Problem to work on:
Transcribe the full listing exactly, and drop every picture.

— Start of Data block —

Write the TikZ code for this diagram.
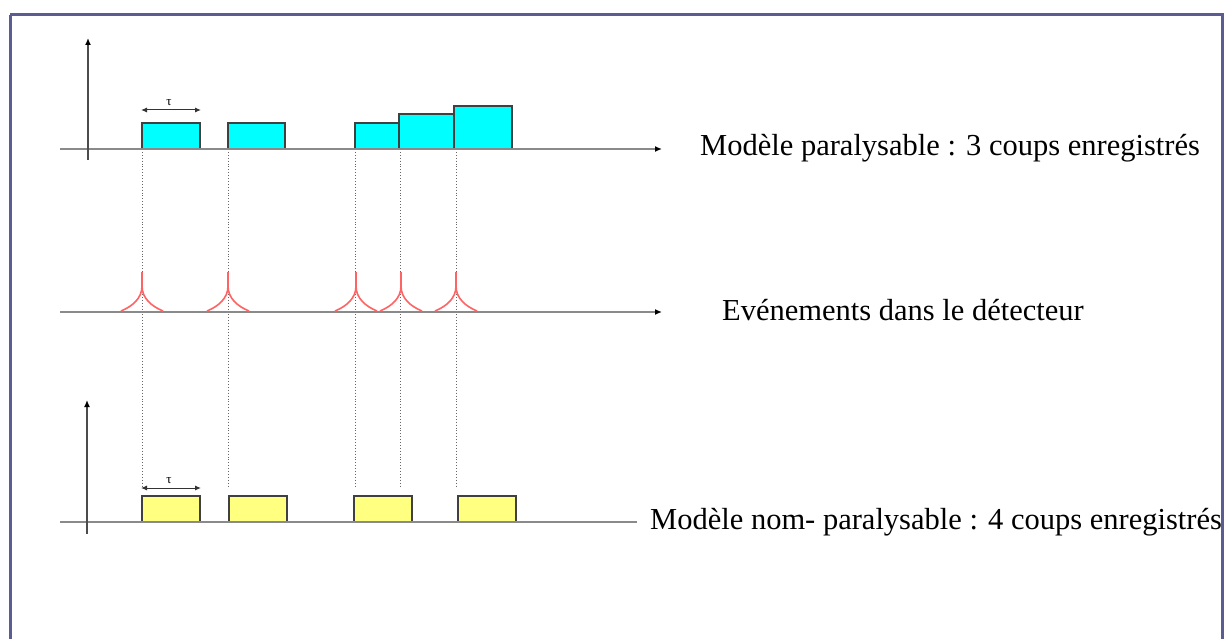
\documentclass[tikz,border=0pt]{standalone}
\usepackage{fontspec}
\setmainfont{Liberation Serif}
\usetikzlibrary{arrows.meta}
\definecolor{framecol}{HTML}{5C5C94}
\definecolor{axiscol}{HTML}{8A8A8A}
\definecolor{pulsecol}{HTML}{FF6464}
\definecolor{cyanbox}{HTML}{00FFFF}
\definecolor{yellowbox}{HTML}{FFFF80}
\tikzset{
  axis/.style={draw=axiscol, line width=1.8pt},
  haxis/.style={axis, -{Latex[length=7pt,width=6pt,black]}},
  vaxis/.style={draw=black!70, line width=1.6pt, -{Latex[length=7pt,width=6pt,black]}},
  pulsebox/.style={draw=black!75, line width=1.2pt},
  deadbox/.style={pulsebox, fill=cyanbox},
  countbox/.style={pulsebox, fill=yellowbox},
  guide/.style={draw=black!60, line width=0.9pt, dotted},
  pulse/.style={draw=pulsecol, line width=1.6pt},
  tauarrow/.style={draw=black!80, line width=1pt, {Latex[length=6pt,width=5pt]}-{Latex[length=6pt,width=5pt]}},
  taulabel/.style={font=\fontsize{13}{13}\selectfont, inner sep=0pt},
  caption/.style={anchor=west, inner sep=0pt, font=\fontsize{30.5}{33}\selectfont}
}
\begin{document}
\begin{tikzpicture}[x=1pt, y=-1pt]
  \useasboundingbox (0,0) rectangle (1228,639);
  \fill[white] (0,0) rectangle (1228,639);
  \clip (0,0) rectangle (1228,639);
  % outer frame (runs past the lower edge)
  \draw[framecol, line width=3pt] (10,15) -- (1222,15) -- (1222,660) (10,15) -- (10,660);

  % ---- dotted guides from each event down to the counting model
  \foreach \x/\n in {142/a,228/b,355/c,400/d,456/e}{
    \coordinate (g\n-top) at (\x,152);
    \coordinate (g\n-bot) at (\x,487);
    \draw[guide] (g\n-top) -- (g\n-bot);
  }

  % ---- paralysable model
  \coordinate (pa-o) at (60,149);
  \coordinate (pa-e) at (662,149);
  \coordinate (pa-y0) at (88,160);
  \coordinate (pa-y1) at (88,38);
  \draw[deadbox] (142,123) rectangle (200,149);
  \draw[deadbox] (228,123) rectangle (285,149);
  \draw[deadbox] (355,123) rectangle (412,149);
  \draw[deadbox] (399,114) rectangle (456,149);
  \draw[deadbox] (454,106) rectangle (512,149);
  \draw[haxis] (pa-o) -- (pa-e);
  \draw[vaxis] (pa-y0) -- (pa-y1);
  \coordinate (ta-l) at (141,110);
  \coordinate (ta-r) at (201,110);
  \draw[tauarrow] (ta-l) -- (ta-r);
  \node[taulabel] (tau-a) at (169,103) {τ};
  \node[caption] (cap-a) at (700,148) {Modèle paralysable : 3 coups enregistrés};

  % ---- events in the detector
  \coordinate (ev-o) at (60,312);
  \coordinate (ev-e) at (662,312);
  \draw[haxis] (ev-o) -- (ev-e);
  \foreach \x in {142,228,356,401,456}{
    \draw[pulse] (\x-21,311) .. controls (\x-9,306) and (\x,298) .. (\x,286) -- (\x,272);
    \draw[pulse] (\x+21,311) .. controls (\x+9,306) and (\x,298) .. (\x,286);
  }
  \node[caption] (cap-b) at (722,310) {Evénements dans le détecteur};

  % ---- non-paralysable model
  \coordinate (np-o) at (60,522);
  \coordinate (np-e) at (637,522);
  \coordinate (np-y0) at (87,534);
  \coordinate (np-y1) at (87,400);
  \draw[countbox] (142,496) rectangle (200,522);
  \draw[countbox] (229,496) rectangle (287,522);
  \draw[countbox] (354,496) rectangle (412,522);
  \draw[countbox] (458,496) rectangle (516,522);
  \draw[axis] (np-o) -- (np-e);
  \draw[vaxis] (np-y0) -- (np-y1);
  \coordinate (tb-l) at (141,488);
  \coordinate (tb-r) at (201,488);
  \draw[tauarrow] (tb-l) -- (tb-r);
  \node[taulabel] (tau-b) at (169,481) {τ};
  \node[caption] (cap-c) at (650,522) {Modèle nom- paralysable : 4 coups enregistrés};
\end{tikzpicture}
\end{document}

— End of Data block —

Result below:
Write the TikZ code for this diagram.
\documentclass[tikz,border=0pt]{standalone}
\usepackage{fontspec}
\setmainfont{Liberation Serif}
\usetikzlibrary{arrows.meta}
\definecolor{framecol}{HTML}{5C5C94}
\definecolor{axiscol}{HTML}{8A8A8A}
\definecolor{pulsecol}{HTML}{FF6464}
\definecolor{cyanbox}{HTML}{00FFFF}
\definecolor{yellowbox}{HTML}{FFFF80}
\tikzset{
  axis/.style={draw=axiscol, line width=1.8pt},
  haxis/.style={axis, -{Latex[length=7pt,width=6pt,black]}},
  vaxis/.style={draw=black!70, line width=1.6pt, -{Latex[length=7pt,width=6pt,black]}},
  pulsebox/.style={draw=black!75, line width=1.2pt},
  deadbox/.style={pulsebox, fill=cyanbox},
  countbox/.style={pulsebox, fill=yellowbox},
  guide/.style={draw=black!60, line width=0.9pt, dotted},
  pulse/.style={draw=pulsecol, line width=1.6pt},
  tauarrow/.style={draw=black!80, line width=1pt, {Latex[length=6pt,width=5pt]}-{Latex[length=6pt,width=5pt]}},
  taulabel/.style={font=\fontsize{13}{13}\selectfont, inner sep=0pt},
  caption/.style={anchor=west, inner sep=0pt, font=\fontsize{30.5}{33}\selectfont}
}
\begin{document}
\begin{tikzpicture}[x=1pt, y=-1pt]
  \useasboundingbox (0,0) rectangle (1228,639);
  \fill[white] (0,0) rectangle (1228,639);
  \clip (0,0) rectangle (1228,639);
  % outer frame (runs past the lower edge)
  \draw[framecol, line width=3pt] (10,15) -- (1222,15) -- (1222,660) (10,15) -- (10,660);

  % ---- dotted guides from each event down to the counting model
  \foreach \x/\n in {142/a,228/b,355/c,400/d,456/e}{
    \coordinate (g\n-top) at (\x,152);
    \coordinate (g\n-bot) at (\x,487);
    \draw[guide] (g\n-top) -- (g\n-bot);
  }

  % ---- paralysable model
  \coordinate (pa-o) at (60,149);
  \coordinate (pa-e) at (662,149);
  \coordinate (pa-y0) at (88,160);
  \coordinate (pa-y1) at (88,38);
  \draw[deadbox] (142,123) rectangle (200,149);
  \draw[deadbox] (228,123) rectangle (285,149);
  \draw[deadbox] (355,123) rectangle (412,149);
  \draw[deadbox] (399,114) rectangle (456,149);
  \draw[deadbox] (454,106) rectangle (512,149);
  \draw[haxis] (pa-o) -- (pa-e);
  \draw[vaxis] (pa-y0) -- (pa-y1);
  \coordinate (ta-l) at (141,110);
  \coordinate (ta-r) at (201,110);
  \draw[tauarrow] (ta-l) -- (ta-r);
  \node[taulabel] (tau-a) at (169,103) {τ};
  \node[caption] (cap-a) at (700,148) {Modèle paralysable : 3 coups enregistrés};

  % ---- events in the detector
  \coordinate (ev-o) at (60,312);
  \coordinate (ev-e) at (662,312);
  \draw[haxis] (ev-o) -- (ev-e);
  \foreach \x in {142,228,356,401,456}{
    \draw[pulse] (\x-21,311) .. controls (\x-9,306) and (\x,298) .. (\x,286) -- (\x,272);
    \draw[pulse] (\x+21,311) .. controls (\x+9,306) and (\x,298) .. (\x,286);
  }
  \node[caption] (cap-b) at (722,310) {Evénements dans le détecteur};

  % ---- non-paralysable model
  \coordinate (np-o) at (60,522);
  \coordinate (np-e) at (637,522);
  \coordinate (np-y0) at (87,534);
  \coordinate (np-y1) at (87,400);
  \draw[countbox] (142,496) rectangle (200,522);
  \draw[countbox] (229,496) rectangle (287,522);
  \draw[countbox] (354,496) rectangle (412,522);
  \draw[countbox] (458,496) rectangle (516,522);
  \draw[axis] (np-o) -- (np-e);
  \draw[vaxis] (np-y0) -- (np-y1);
  \coordinate (tb-l) at (141,488);
  \coordinate (tb-r) at (201,488);
  \draw[tauarrow] (tb-l) -- (tb-r);
  \node[taulabel] (tau-b) at (169,481) {τ};
  \node[caption] (cap-c) at (650,522) {Modèle nom- paralysable : 4 coups enregistrés};
\end{tikzpicture}
\end{document}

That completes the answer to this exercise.